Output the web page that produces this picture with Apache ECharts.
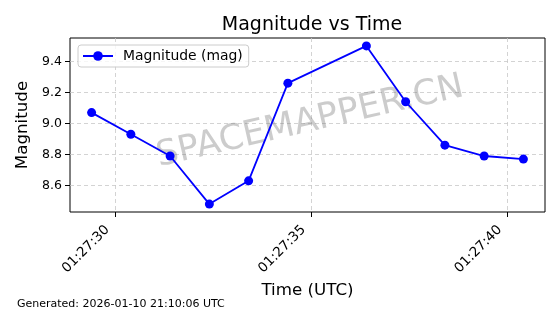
<!DOCTYPE html>
<html>
<head>
<meta charset="utf-8">
<script src="https://cdn.jsdelivr.net/npm/echarts@6/dist/echarts.min.js"></script>
<style>
html,body{margin:0;padding:0;background:#fff;}
#chart{width:560px;height:314px;}
</style>
</head>
<body>
<div id="chart"></div>
<script>
// Data
var times = ["01:27:29.4","01:27:30.4","01:27:31.4","01:27:32.4","01:27:33.4","01:27:34.4",
             "01:27:36.4","01:27:37.4","01:27:38.4","01:27:39.4","01:27:40.4"];
var magnitudes = [9.07, 8.93, 8.79, 8.48, 8.63, 9.26, 9.50, 9.14, 8.86, 8.79, 8.77];
var xTickSeconds = [30, 35, 40];           // 01:27:30, 01:27:35, 01:27:40
var yTickValues = [8.6, 8.8, 9.0, 9.2, 9.4];
var titleText = "Magnitude vs Time";
var seriesName = "Magnitude (mag)";
var xName = "Time (UTC)";
var yName = "Magnitude";
var footerText = "Generated: 2026-01-10 21:10:06 UTC";
var watermarkText = "SPACEMAPPER.CN";

function toSec(t){ var p = t.split(":"); return parseFloat(p[2]) + 60*(parseInt(p[1],10)-27); }
function fmt(v){ var s = Math.round(v); return "01:27:" + (s<10?"0":"") + s; }

var pts = times.map(function(t,i){ return [toSec(t), magnitudes[i]]; });
var xs = pts.map(function(p){return p[0];});
var xmin = Math.min.apply(null,xs), xmax = Math.max.apply(null,xs);
var ymin = Math.min.apply(null,magnitudes), ymax = Math.max.apply(null,magnitudes);
var xpad = (xmax-xmin)*0.05, ypad = (ymax-ymin)*0.05;

var FONT = "DejaVu Sans";
var chart = echarts.init(document.getElementById('chart'), null, {renderer:'canvas'});
chart.setOption({
  animation:false,
  backgroundColor:'#fff',
  textStyle:{fontFamily:FONT},
  title:{
    text:titleText, left:307, top:11, textAlign:'center',
    textStyle:{fontFamily:FONT, fontSize:19, fontWeight:'normal', color:'#000'}
  },
  grid:{left:70, right:15, top:38, bottom:102, show:true, borderColor:'#000', borderWidth:1, backgroundColor:'transparent', containLabel:false},
  legend:{
    left:78, top:45, orient:'vertical',
    backgroundColor:'rgba(255,255,255,0.8)', borderColor:'#cccccc', borderWidth:1, borderRadius:3,
    padding:[4,6,4,4], itemWidth:30, itemHeight:12, itemGap:5,
    textStyle:{fontFamily:FONT, fontSize:13.9, color:'#000', padding:[0,0,0,5]},
    data:[{name:seriesName}]
  },
  xAxis:{
    type:'value', min:xmin-xpad, max:xmax+xpad,
    name:xName, nameLocation:'middle', nameGap:70,
    nameTextStyle:{fontFamily:FONT, fontSize:16.7, color:'#000'},
    axisLine:{show:false},
    axisTick:{show:true, inside:false, length:5, customValues:xTickSeconds, lineStyle:{color:'#000'}},
    axisLabel:{customValues:xTickSeconds, rotate:45, margin:8, padding:[0,11,0,0], fontFamily:FONT, fontSize:13.5, color:'#000', formatter:fmt},
    splitLine:{show:true, lineStyle:{color:'#c8c8c8', type:[4,3], width:0.8}}
  },
  yAxis:{
    type:'value', min:ymin-ypad, max:ymax+ypad,
    name:yName, nameLocation:'middle', nameGap:35, nameRotate:90,
    nameTextStyle:{fontFamily:FONT, fontSize:16.7, color:'#000'},
    axisLine:{show:false},
    axisTick:{show:true, inside:false, length:5, customValues:yTickValues, lineStyle:{color:'#000'}},
    axisLabel:{customValues:yTickValues, margin:8, fontFamily:FONT, fontSize:12.5, color:'#000', formatter:function(v){return v.toFixed(1);}},
    splitLine:{show:true, lineStyle:{color:'#c8c8c8', type:[4,3], width:0.8}}
  },
  graphic:[
    {type:'text', left:17, top:299, z:10,
     style:{text:footerText, fontFamily:FONT, fontSize:11, fill:'#000'}},
    {type:'text', x:310, y:122, rotation:13*Math.PI/180, z:1, silent:true,
     style:{text:watermarkText, fontFamily:FONT, fontSize:35, fill:'rgba(128,128,128,0.4)', align:'center', verticalAlign:'middle'}}
  ],
  series:[{
    name:seriesName, type:'line', data:pts, z:5,
    symbol:'circle', symbolSize:9,
    lineStyle:{color:'#0000ff', width:1.8},
    itemStyle:{color:'#0000ff'}
  }]
});
</script>
</body>
</html>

# # # #

-- TASK STATEMENT --
Leave every image out, and retype the material exactly.

-- EXPECTED OUTPUT --
Output the web page that produces this picture with Apache ECharts.
<!DOCTYPE html>
<html>
<head>
<meta charset="utf-8">
<script src="https://cdn.jsdelivr.net/npm/echarts@6/dist/echarts.min.js"></script>
<style>
html,body{margin:0;padding:0;background:#fff;}
#chart{width:560px;height:314px;}
</style>
</head>
<body>
<div id="chart"></div>
<script>
// Data
var times = ["01:27:29.4","01:27:30.4","01:27:31.4","01:27:32.4","01:27:33.4","01:27:34.4",
             "01:27:36.4","01:27:37.4","01:27:38.4","01:27:39.4","01:27:40.4"];
var magnitudes = [9.07, 8.93, 8.79, 8.48, 8.63, 9.26, 9.50, 9.14, 8.86, 8.79, 8.77];
var xTickSeconds = [30, 35, 40];           // 01:27:30, 01:27:35, 01:27:40
var yTickValues = [8.6, 8.8, 9.0, 9.2, 9.4];
var titleText = "Magnitude vs Time";
var seriesName = "Magnitude (mag)";
var xName = "Time (UTC)";
var yName = "Magnitude";
var footerText = "Generated: 2026-01-10 21:10:06 UTC";
var watermarkText = "SPACEMAPPER.CN";

function toSec(t){ var p = t.split(":"); return parseFloat(p[2]) + 60*(parseInt(p[1],10)-27); }
function fmt(v){ var s = Math.round(v); return "01:27:" + (s<10?"0":"") + s; }

var pts = times.map(function(t,i){ return [toSec(t), magnitudes[i]]; });
var xs = pts.map(function(p){return p[0];});
var xmin = Math.min.apply(null,xs), xmax = Math.max.apply(null,xs);
var ymin = Math.min.apply(null,magnitudes), ymax = Math.max.apply(null,magnitudes);
var xpad = (xmax-xmin)*0.05, ypad = (ymax-ymin)*0.05;

var FONT = "DejaVu Sans";
var chart = echarts.init(document.getElementById('chart'), null, {renderer:'canvas'});
chart.setOption({
  animation:false,
  backgroundColor:'#fff',
  textStyle:{fontFamily:FONT},
  title:{
    text:titleText, left:307, top:11, textAlign:'center',
    textStyle:{fontFamily:FONT, fontSize:19, fontWeight:'normal', color:'#000'}
  },
  grid:{left:70, right:15, top:38, bottom:102, show:true, borderColor:'#000', borderWidth:1, backgroundColor:'transparent', containLabel:false},
  legend:{
    left:78, top:45, orient:'vertical',
    backgroundColor:'rgba(255,255,255,0.8)', borderColor:'#cccccc', borderWidth:1, borderRadius:3,
    padding:[4,6,4,4], itemWidth:30, itemHeight:12, itemGap:5,
    textStyle:{fontFamily:FONT, fontSize:13.9, color:'#000', padding:[0,0,0,5]},
    data:[{name:seriesName}]
  },
  xAxis:{
    type:'value', min:xmin-xpad, max:xmax+xpad,
    name:xName, nameLocation:'middle', nameGap:70,
    nameTextStyle:{fontFamily:FONT, fontSize:16.7, color:'#000'},
    axisLine:{show:false},
    axisTick:{show:true, inside:false, length:5, customValues:xTickSeconds, lineStyle:{color:'#000'}},
    axisLabel:{customValues:xTickSeconds, rotate:45, margin:8, padding:[0,11,0,0], fontFamily:FONT, fontSize:13.5, color:'#000', formatter:fmt},
    splitLine:{show:true, lineStyle:{color:'#c8c8c8', type:[4,3], width:0.8}}
  },
  yAxis:{
    type:'value', min:ymin-ypad, max:ymax+ypad,
    name:yName, nameLocation:'middle', nameGap:35, nameRotate:90,
    nameTextStyle:{fontFamily:FONT, fontSize:16.7, color:'#000'},
    axisLine:{show:false},
    axisTick:{show:true, inside:false, length:5, customValues:yTickValues, lineStyle:{color:'#000'}},
    axisLabel:{customValues:yTickValues, margin:8, fontFamily:FONT, fontSize:12.5, color:'#000', formatter:function(v){return v.toFixed(1);}},
    splitLine:{show:true, lineStyle:{color:'#c8c8c8', type:[4,3], width:0.8}}
  },
  graphic:[
    {type:'text', left:17, top:299, z:10,
     style:{text:footerText, fontFamily:FONT, fontSize:11, fill:'#000'}},
    {type:'text', x:310, y:122, rotation:13*Math.PI/180, z:1, silent:true,
     style:{text:watermarkText, fontFamily:FONT, fontSize:35, fill:'rgba(128,128,128,0.4)', align:'center', verticalAlign:'middle'}}
  ],
  series:[{
    name:seriesName, type:'line', data:pts, z:5,
    symbol:'circle', symbolSize:9,
    lineStyle:{color:'#0000ff', width:1.8},
    itemStyle:{color:'#0000ff'}
  }]
});
</script>
</body>
</html>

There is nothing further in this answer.